▶ To do
Copy exactly the lines from the beginning of the data down to and including the line holding "fit_y = [51.7, 62.94]", without any pictures.

▶ Source material
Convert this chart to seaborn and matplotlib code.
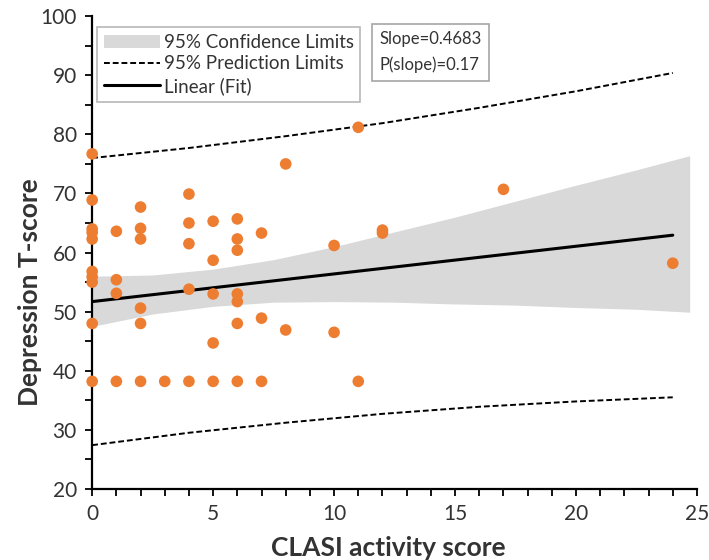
import numpy as np
import pandas as pd
import matplotlib.pyplot as plt
import seaborn as sns
from matplotlib.lines import Line2D
from matplotlib.patches import Patch
from matplotlib.ticker import MultipleLocator

# scatter data (CLASI activity score vs Depression T-score)
clasi = [0, 0, 0, 0, 0, 0, 0, 0, 0, 0,
         1, 1, 1, 1,
         2, 2, 2, 2, 2, 2,
         3,
         4, 4, 4, 4, 4,
         5, 5, 5, 5, 5,
         6, 6, 6, 6, 6, 6, 6,
         7, 7, 7,
         8, 8,
         10, 10,
         11, 11,
         12, 12,
         17,
         24]
depression = [76.7, 68.9, 64.0, 63.4, 62.3, 56.8, 55.9, 55.0, 48.0, 38.2,
              63.6, 55.4, 53.1, 38.2,
              67.7, 64.1, 62.3, 50.6, 48.0, 38.2,
              38.2,
              69.9, 65.0, 61.5, 53.8, 38.2,
              65.3, 58.7, 53.0, 44.7, 38.2,
              65.7, 62.3, 60.4, 53.0, 51.7, 48.0, 38.2,
              63.3, 48.9, 38.2,
              75.0, 46.9,
              61.2, 46.5,
              81.2, 38.2,
              63.8, 63.3,
              70.7,
              58.2]

# fitted line end points
fit_x = [0, 24]
fit_y = [51.7, 62.94]

# 95% confidence band (read at several x)
band_x = [0, 2.5, 5, 7.5, 10, 12.5, 15, 17.5, 20, 22.5, 24.7]
band_hi = [56.0, 56.2, 57.2, 58.8, 61.0, 63.5, 66.0, 68.7, 71.4, 74.0, 76.4]
band_lo = [47.5, 49.6, 50.9, 51.6, 51.7, 51.6, 51.3, 51.1, 50.7, 50.4, 49.9]

# 95% prediction limits
pred_x = [0, 4, 8, 12, 16, 20, 24]
pred_hi = [76.0, 77.7, 79.7, 81.9, 84.5, 87.3, 90.4]
pred_lo = [27.4, 29.5, 31.2, 32.7, 33.9, 34.8, 35.5]

df = pd.DataFrame({'CLASI': clasi, 'Depression': depression})

sns.set_style('white')
plt.rcParams['font.family'] = ['Lato', 'DejaVu Sans']

fig = plt.figure(figsize=(7.09, 5.6), dpi=100)
ax = fig.add_axes([0.130, 0.127, 0.853, 0.844])

orange = '#ED7D31'
dash = (0, (3, 1.5))
ax.fill_between(band_x, band_lo, band_hi, color='#d9d9d9', linewidth=0, zorder=1)
sns.lineplot(x=pred_x, y=pred_hi, ax=ax, color='black', linewidth=1.4,
             linestyle=dash, zorder=2)
sns.lineplot(x=pred_x, y=pred_lo, ax=ax, color='black', linewidth=1.4,
             linestyle=dash, zorder=2)
sns.lineplot(x=fit_x, y=fit_y, ax=ax, color='black', linewidth=2.2, zorder=3)
sns.scatterplot(data=df, x='CLASI', y='Depression', ax=ax, color=orange, s=70,
                edgecolor='none', zorder=4, clip_on=False)

ax.set_xlim(0, 25)
ax.set_ylim(20, 100)
ax.xaxis.set_major_locator(MultipleLocator(5))
ax.xaxis.set_minor_locator(MultipleLocator(1))
ax.yaxis.set_major_locator(MultipleLocator(10))
ax.yaxis.set_minor_locator(MultipleLocator(5))
for side in ['top', 'right']:
    ax.spines[side].set_visible(False)
for side in ['left', 'bottom']:
    ax.spines[side].set_color('black')
    ax.spines[side].set_linewidth(1.6)
ax.tick_params(which='both', direction='out', color='black', width=1.3,
               length=5, left=True, bottom=True)
ax.tick_params(which='major', labelsize=15, pad=6, labelcolor='#333333')

ax.set_xlabel('CLASI activity score', fontsize=19, fontweight='bold',
              color='#333333')
ax.set_ylabel('Depression T-score', fontsize=19, fontweight='bold',
              color='#333333')
ax.xaxis.set_label_coords(0.49, -0.125)
ax.yaxis.set_label_coords(-0.102, 0.416)
ax.xaxis.label.set_va('center')
ax.yaxis.label.set_va('center')

handles = [Patch(facecolor='#d9d9d9', edgecolor='none'),
           Line2D([], [], color='black', linewidth=1.4, linestyle=dash),
           Line2D([], [], color='black', linewidth=2.2)]
labels = ['95% Confidence Limits', '95% Prediction Limits', 'Linear (Fit)']
leg = ax.legend(handles, labels, loc='upper left', bbox_to_anchor=(0.008, 0.977),
                frameon=True, fancybox=False, fontsize=13.5, handlelength=3.0,
                handletextpad=0.2, borderpad=0.35, labelspacing=0.25,
                borderaxespad=0)
leg.get_frame().set_edgecolor('#a6a6a6')
leg.get_frame().set_linewidth(1.2)
for t in leg.get_texts():
    t.set_color('#333333')

ax.text(0.475, 0.968, 'Slope=0.4683\nP(slope)=0.17', transform=ax.transAxes,
        ha='left', va='top', fontsize=12, color='#333333', linespacing=1.7,
        bbox=dict(boxstyle='square,pad=0.45', facecolor='white',
                  edgecolor='#a6a6a6', linewidth=1.2))

fig.savefig('out.png', dpi=100)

▶ Task response
Convert this chart to seaborn and matplotlib code.
import numpy as np
import pandas as pd
import matplotlib.pyplot as plt
import seaborn as sns
from matplotlib.lines import Line2D
from matplotlib.patches import Patch
from matplotlib.ticker import MultipleLocator

# scatter data (CLASI activity score vs Depression T-score)
clasi = [0, 0, 0, 0, 0, 0, 0, 0, 0, 0,
         1, 1, 1, 1,
         2, 2, 2, 2, 2, 2,
         3,
         4, 4, 4, 4, 4,
         5, 5, 5, 5, 5,
         6, 6, 6, 6, 6, 6, 6,
         7, 7, 7,
         8, 8,
         10, 10,
         11, 11,
         12, 12,
         17,
         24]
depression = [76.7, 68.9, 64.0, 63.4, 62.3, 56.8, 55.9, 55.0, 48.0, 38.2,
              63.6, 55.4, 53.1, 38.2,
              67.7, 64.1, 62.3, 50.6, 48.0, 38.2,
              38.2,
              69.9, 65.0, 61.5, 53.8, 38.2,
              65.3, 58.7, 53.0, 44.7, 38.2,
              65.7, 62.3, 60.4, 53.0, 51.7, 48.0, 38.2,
              63.3, 48.9, 38.2,
              75.0, 46.9,
              61.2, 46.5,
              81.2, 38.2,
              63.8, 63.3,
              70.7,
              58.2]

# fitted line end points
fit_x = [0, 24]
fit_y = [51.7, 62.94]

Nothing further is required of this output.